Guerra santa
Se você está incomodado em não poder viajar no feriadão de Páscoa, saiba que Halem Guerra Nery (foto), 73 anos, vive uma reclusão compulsória durante a Semana Santa há praticamente 40 anos. E por motivos bem mais nobres do que qualquer proteção contra uma pandemia grave, mas passageira: o combate à infame farra do boi em Santa Catarina.
Referência estadual na tarefa inglória de enfrentar a prática, Ney e a mulher, Carmen, viraram reféns da missão que se impuseram – uma espécie de plantão permanente nos dias que antecedem à Páscoa, aguardando denúncias de farras de um lado a outro de Florianópolis e do interior do estado, não raro promovidas por políticos locais em busca do aplauso fácil de potenciais eleitores. E tome contatar promotores ambientais, policiais e imprensa na tarefa de reprimir o show de horrores proporcionado a título de "tradição" e "brincadeira".
(Palavras insidiosas, ambas, mas não as únicas. A ponto de obnubilar o julgamento de um Prêmio Nobel de Literatura, que recentemente prestou-se a defender touradas e outros costumes semelhantes do continente sul-americano ao tratá-los como "festas" e "espetáculos".)
Gaúcho radicado em Santa Catarina desde o início dos anos 1970, Nery foi apresentado às belezas naturais de Florianópolis praticamente ao mesmo tempo em que conhecia uma faceta nada admirável da capital catarinense e de parte de seu interior. "Pescadores passavam 25, 30 dias no mar. Voltavam na Semana Santa, vendiam a mercadoria e daí se entregavam à bebida alcoólica e à farra do boi. Levavam os filhos, os netos, os sobrinhos...E no domingo de Páscoa estavam na missa, se confessando", recorda ele.

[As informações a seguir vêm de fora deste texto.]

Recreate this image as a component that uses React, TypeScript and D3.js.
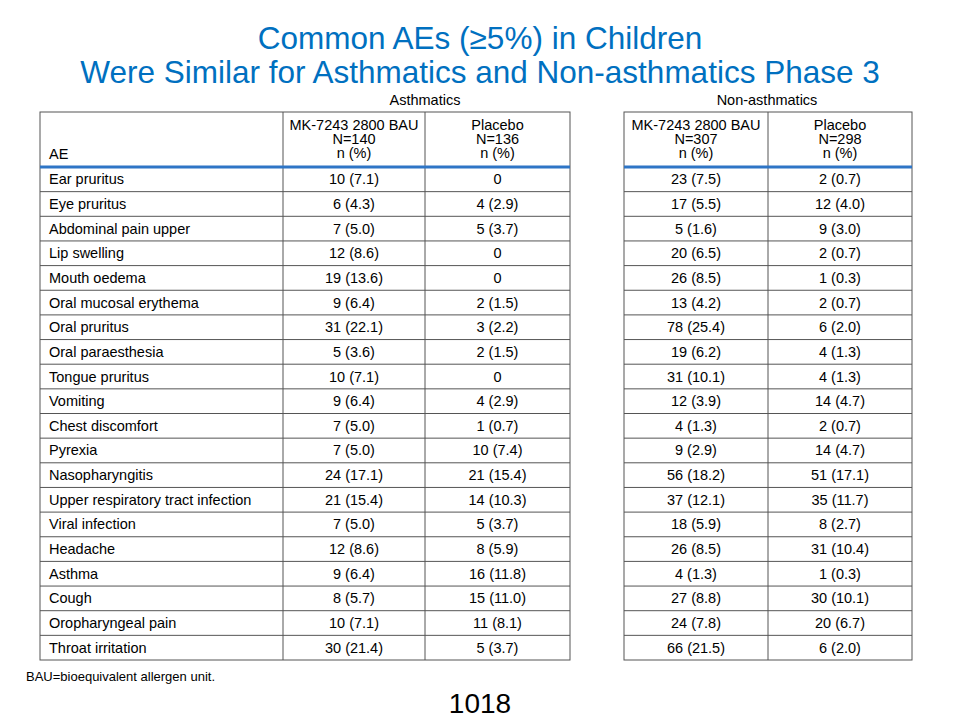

Inconformado, iniciou uma cruzada com outros protetores locais. Passou a ser presença constante em prefeituras, câmaras de vereadores, promotorias, tribunais e delegacias de polícia. E enquanto tratava de coibir a farra no presente, pelo estímulo à criação de leis e a sua fiscalização, empenhava-se em desestimulá-la no futuro, com ações de conscientização nas escolas. Sabedor de que a luta também é travada na opinião pública, tomou a dianteira de ocupar espaços em rádios, TVs e jornais, até que a causa acabasse inevitavelmente associada a seu nome.
Gestor público aposentado, Nery dedica-se hoje integralmente a coordenar o Instituto Ecosul, voltado à educação ambiental e à proteção animal. Até quando persistirá na batalha? "Até os 100 anos", diz ele. "Depois, vou curtir a vida", emenda, brincando.
Mais algum tempo de luta será necessário, infelizmente. Uma rápida procura no Google sobre a farra do boi aponta que nem a quarentena foi capaz de desestimulá-la. Que dirá no próximo ano, em que a Semana Santa transcorrerá sob (provável) normalidade sanitária.
Bem, Halem estará a postos, aguardando seu telefone tocar, quem sabe para receber pela primeira vez uma boa notícia: "este ano não aconteceu nada".